* EXERCISE
Copy all lines holding the word "with" from the entries.

## Start INPUT MATERIAL

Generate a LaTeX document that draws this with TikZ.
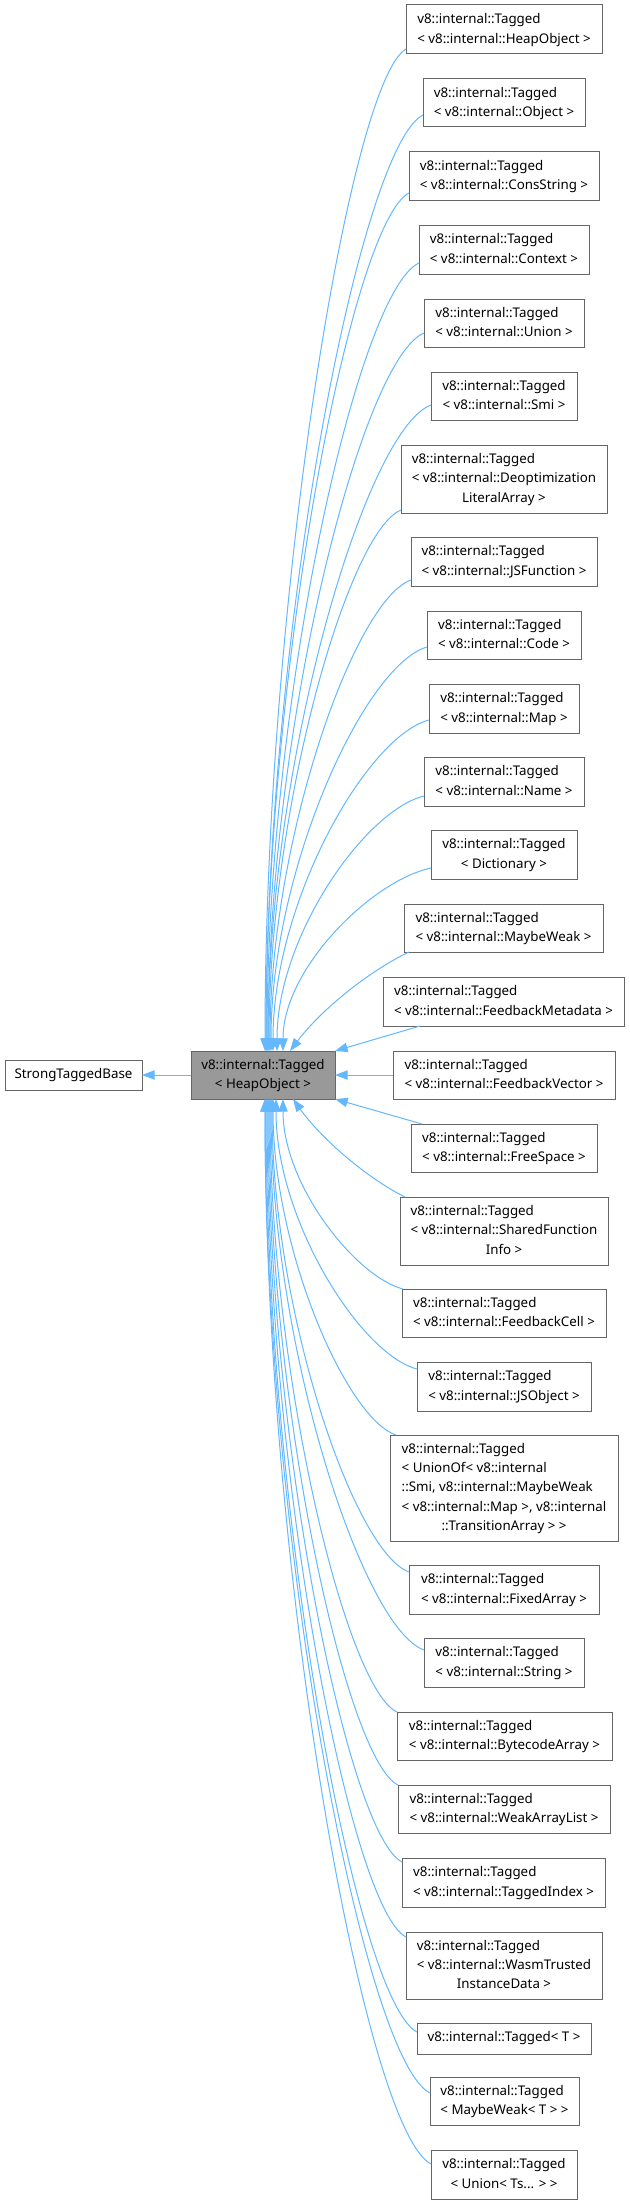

## End INPUT MATERIAL
## Start INPUT MATERIAL

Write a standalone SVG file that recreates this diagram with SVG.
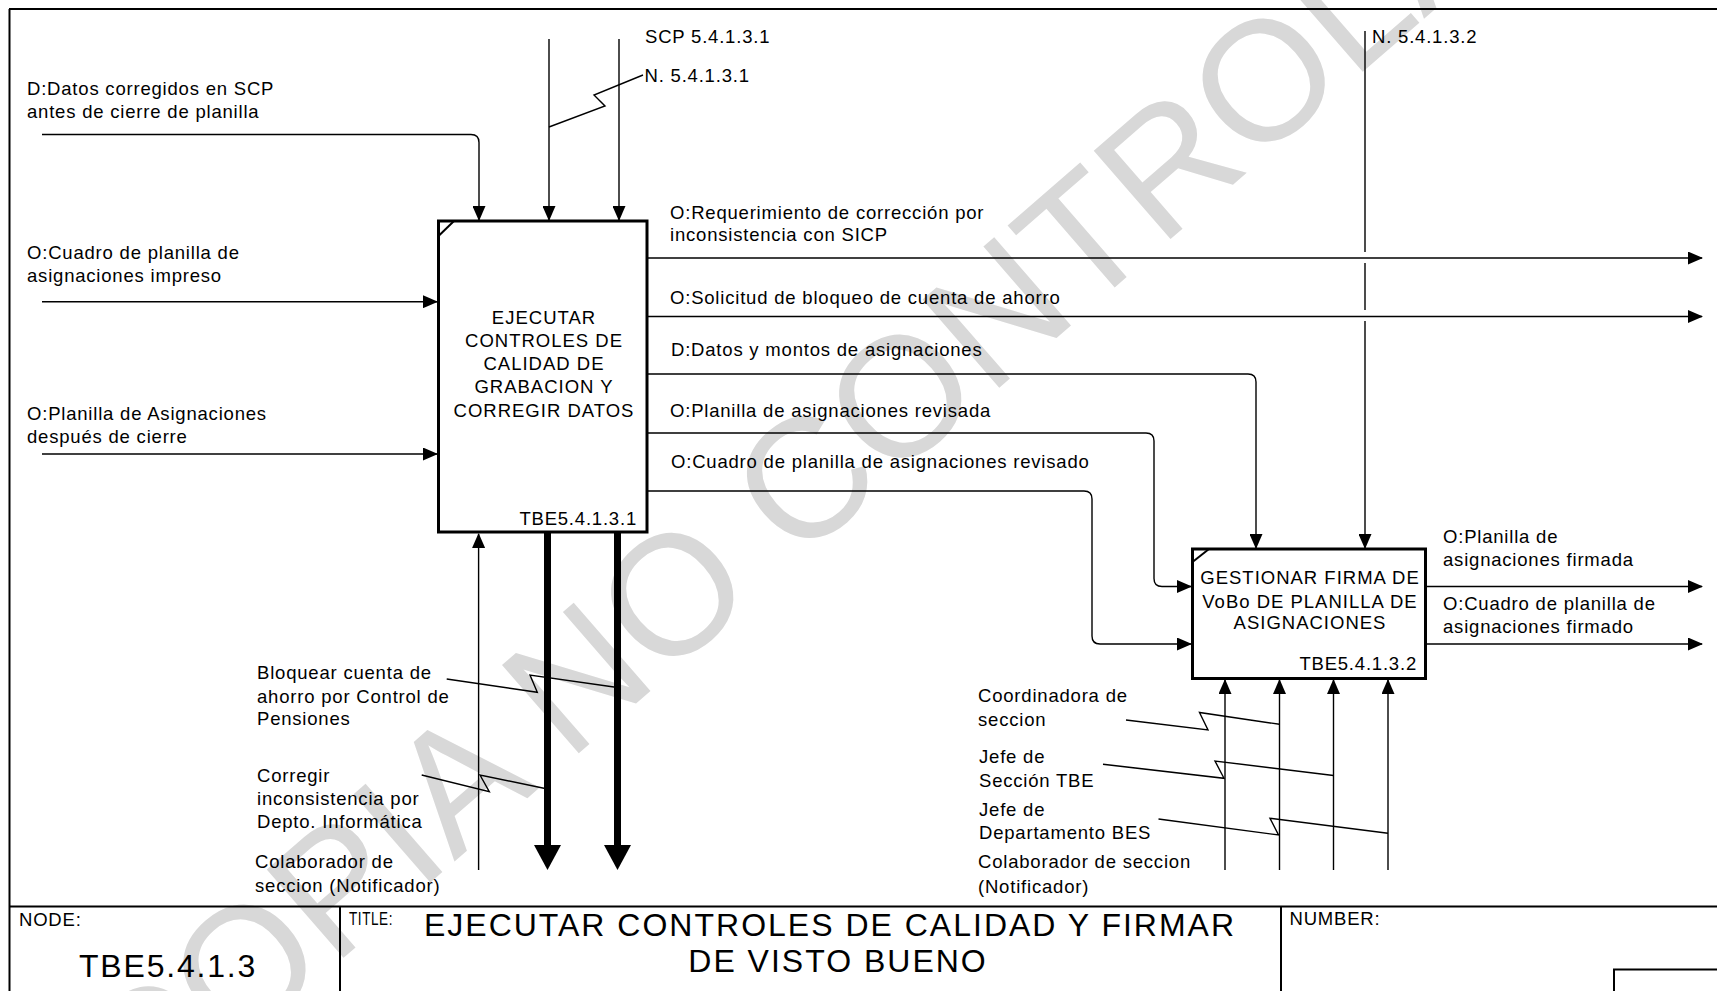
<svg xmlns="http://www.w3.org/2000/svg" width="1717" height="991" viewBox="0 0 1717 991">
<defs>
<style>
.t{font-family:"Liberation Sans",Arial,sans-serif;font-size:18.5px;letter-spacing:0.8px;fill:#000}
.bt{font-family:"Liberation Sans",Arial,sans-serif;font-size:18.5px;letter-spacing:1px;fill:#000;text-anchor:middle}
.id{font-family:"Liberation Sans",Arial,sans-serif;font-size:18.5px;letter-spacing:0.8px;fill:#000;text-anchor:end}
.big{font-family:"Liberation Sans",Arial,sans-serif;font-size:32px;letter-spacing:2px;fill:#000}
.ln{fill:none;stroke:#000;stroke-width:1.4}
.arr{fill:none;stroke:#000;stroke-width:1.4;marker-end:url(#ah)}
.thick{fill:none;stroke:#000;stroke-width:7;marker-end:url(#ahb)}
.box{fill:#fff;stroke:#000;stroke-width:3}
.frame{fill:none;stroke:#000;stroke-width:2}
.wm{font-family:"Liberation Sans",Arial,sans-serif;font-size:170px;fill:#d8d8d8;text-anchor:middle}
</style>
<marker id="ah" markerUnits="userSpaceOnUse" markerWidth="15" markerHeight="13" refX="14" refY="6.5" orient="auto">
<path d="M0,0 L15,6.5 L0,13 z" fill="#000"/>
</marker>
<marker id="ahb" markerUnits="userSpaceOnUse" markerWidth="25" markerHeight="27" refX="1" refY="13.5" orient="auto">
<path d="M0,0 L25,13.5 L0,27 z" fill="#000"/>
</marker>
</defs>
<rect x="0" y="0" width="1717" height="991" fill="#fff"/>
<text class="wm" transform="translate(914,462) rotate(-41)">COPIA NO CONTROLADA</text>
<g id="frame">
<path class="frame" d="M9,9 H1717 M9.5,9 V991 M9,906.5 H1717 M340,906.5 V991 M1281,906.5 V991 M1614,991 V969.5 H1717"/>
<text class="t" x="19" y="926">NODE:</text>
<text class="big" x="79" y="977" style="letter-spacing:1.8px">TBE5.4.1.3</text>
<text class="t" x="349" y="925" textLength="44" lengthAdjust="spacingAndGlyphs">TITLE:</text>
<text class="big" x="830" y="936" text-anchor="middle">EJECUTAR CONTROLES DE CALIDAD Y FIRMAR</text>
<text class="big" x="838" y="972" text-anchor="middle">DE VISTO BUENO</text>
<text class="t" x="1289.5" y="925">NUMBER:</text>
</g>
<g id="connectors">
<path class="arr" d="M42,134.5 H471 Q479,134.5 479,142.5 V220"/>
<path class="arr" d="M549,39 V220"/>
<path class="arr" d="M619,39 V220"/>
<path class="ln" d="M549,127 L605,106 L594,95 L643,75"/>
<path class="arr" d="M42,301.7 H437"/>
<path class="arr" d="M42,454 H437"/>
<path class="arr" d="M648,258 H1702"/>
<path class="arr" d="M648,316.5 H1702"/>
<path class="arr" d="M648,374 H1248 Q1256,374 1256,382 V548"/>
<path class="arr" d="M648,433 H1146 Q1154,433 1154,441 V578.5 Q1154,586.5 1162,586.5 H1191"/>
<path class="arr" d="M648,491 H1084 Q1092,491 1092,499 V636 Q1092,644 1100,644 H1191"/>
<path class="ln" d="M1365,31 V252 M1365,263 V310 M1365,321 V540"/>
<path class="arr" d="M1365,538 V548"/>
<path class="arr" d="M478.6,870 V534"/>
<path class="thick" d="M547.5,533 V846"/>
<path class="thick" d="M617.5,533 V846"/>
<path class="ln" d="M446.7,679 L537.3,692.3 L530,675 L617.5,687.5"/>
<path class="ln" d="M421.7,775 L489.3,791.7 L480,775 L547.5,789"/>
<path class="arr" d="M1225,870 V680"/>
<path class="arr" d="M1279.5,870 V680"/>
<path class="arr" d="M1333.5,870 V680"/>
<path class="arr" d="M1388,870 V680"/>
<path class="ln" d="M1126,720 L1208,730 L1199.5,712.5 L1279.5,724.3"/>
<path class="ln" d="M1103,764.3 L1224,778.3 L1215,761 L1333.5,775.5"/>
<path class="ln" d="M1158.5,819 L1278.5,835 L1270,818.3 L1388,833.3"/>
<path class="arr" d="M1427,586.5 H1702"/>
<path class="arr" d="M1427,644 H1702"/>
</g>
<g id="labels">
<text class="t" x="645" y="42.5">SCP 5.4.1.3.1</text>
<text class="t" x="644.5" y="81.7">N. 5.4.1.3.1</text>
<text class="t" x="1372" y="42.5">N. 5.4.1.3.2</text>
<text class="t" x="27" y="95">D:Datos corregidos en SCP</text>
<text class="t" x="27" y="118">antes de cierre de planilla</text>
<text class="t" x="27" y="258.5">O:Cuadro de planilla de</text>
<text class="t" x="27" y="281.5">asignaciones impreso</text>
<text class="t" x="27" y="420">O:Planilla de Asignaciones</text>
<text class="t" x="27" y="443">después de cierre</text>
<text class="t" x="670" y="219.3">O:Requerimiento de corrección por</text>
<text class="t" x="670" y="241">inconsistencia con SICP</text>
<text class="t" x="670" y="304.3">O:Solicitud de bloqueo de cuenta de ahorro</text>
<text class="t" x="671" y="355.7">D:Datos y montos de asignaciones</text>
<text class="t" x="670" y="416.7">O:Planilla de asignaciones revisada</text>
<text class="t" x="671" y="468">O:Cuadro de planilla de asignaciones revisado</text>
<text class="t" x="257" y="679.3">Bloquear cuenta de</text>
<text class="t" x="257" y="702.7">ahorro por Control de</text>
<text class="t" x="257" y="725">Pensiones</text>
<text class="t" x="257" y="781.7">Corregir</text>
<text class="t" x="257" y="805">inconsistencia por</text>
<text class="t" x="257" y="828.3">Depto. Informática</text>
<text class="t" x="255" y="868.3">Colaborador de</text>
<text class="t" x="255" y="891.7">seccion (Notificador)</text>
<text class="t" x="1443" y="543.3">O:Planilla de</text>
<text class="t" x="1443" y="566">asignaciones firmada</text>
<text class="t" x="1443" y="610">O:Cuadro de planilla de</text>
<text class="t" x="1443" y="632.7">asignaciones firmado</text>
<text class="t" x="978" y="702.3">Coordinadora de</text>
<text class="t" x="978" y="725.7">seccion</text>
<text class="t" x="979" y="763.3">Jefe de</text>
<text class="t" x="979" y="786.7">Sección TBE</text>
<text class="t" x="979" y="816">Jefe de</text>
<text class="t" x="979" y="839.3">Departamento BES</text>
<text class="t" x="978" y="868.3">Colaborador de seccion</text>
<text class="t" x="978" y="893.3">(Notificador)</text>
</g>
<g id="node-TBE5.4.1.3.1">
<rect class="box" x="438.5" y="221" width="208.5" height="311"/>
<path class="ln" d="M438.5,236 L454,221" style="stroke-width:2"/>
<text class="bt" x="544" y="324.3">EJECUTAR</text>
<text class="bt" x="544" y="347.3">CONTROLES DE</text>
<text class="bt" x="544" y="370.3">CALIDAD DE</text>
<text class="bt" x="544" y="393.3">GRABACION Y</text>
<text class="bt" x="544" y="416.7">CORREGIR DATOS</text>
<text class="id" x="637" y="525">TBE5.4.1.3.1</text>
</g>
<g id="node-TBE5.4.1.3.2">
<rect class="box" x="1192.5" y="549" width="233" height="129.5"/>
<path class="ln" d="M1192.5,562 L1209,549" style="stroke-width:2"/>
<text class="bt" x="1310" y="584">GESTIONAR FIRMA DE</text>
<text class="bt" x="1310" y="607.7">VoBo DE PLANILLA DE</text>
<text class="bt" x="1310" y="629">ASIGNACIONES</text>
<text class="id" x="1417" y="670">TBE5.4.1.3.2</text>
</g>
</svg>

## End INPUT MATERIAL
## Start INPUT MATERIAL

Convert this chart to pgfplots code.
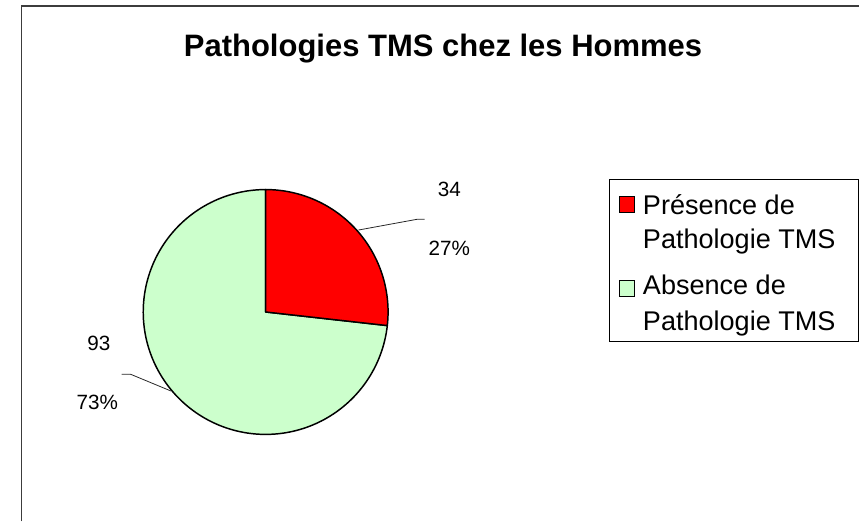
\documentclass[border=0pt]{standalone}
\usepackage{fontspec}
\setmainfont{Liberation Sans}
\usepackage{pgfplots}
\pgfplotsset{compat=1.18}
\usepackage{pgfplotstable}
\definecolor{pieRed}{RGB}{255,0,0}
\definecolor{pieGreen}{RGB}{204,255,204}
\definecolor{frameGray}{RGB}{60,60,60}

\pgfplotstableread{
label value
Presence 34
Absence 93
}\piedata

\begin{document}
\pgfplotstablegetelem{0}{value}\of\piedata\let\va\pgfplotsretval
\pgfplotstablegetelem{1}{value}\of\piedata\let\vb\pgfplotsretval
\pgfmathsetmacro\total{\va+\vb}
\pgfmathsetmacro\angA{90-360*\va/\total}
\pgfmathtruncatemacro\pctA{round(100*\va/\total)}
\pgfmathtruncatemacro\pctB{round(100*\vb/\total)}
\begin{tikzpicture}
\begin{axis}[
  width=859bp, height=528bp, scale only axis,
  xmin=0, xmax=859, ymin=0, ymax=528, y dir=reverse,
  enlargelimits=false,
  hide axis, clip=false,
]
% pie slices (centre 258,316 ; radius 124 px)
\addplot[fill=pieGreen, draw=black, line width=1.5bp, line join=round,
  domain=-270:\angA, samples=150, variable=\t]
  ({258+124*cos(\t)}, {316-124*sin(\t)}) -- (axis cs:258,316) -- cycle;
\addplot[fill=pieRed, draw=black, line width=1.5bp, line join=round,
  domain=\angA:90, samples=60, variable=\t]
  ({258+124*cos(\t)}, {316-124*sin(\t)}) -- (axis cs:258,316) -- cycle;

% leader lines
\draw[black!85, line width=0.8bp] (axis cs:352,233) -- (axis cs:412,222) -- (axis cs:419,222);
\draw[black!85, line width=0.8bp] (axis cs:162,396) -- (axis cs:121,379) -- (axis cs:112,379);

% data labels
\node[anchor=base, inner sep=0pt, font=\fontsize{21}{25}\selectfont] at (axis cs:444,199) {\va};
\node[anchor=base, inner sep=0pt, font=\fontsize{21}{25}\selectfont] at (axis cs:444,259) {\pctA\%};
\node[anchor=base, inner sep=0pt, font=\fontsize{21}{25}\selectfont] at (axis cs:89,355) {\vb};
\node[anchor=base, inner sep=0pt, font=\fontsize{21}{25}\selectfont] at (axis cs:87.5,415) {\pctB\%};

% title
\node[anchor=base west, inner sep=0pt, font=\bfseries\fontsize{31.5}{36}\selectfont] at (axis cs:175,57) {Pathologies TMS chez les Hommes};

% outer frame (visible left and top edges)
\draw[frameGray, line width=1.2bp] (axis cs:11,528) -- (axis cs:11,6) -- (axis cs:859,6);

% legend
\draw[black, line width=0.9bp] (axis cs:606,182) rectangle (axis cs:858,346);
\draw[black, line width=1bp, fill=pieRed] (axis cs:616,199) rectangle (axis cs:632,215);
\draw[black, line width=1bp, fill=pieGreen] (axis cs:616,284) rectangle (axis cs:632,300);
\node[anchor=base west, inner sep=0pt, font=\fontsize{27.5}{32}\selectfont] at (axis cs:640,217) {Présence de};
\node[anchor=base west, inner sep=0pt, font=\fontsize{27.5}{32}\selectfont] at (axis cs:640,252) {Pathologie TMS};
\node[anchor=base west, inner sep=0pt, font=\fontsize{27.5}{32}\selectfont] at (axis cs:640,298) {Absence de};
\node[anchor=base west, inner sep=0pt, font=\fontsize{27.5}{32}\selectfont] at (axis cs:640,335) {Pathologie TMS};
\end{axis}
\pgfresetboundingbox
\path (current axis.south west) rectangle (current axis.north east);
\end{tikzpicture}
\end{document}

## End INPUT MATERIAL

* FINAL RESULT
Generate a LaTeX document that draws this with TikZ.
Write a standalone SVG file that recreates this diagram with SVG.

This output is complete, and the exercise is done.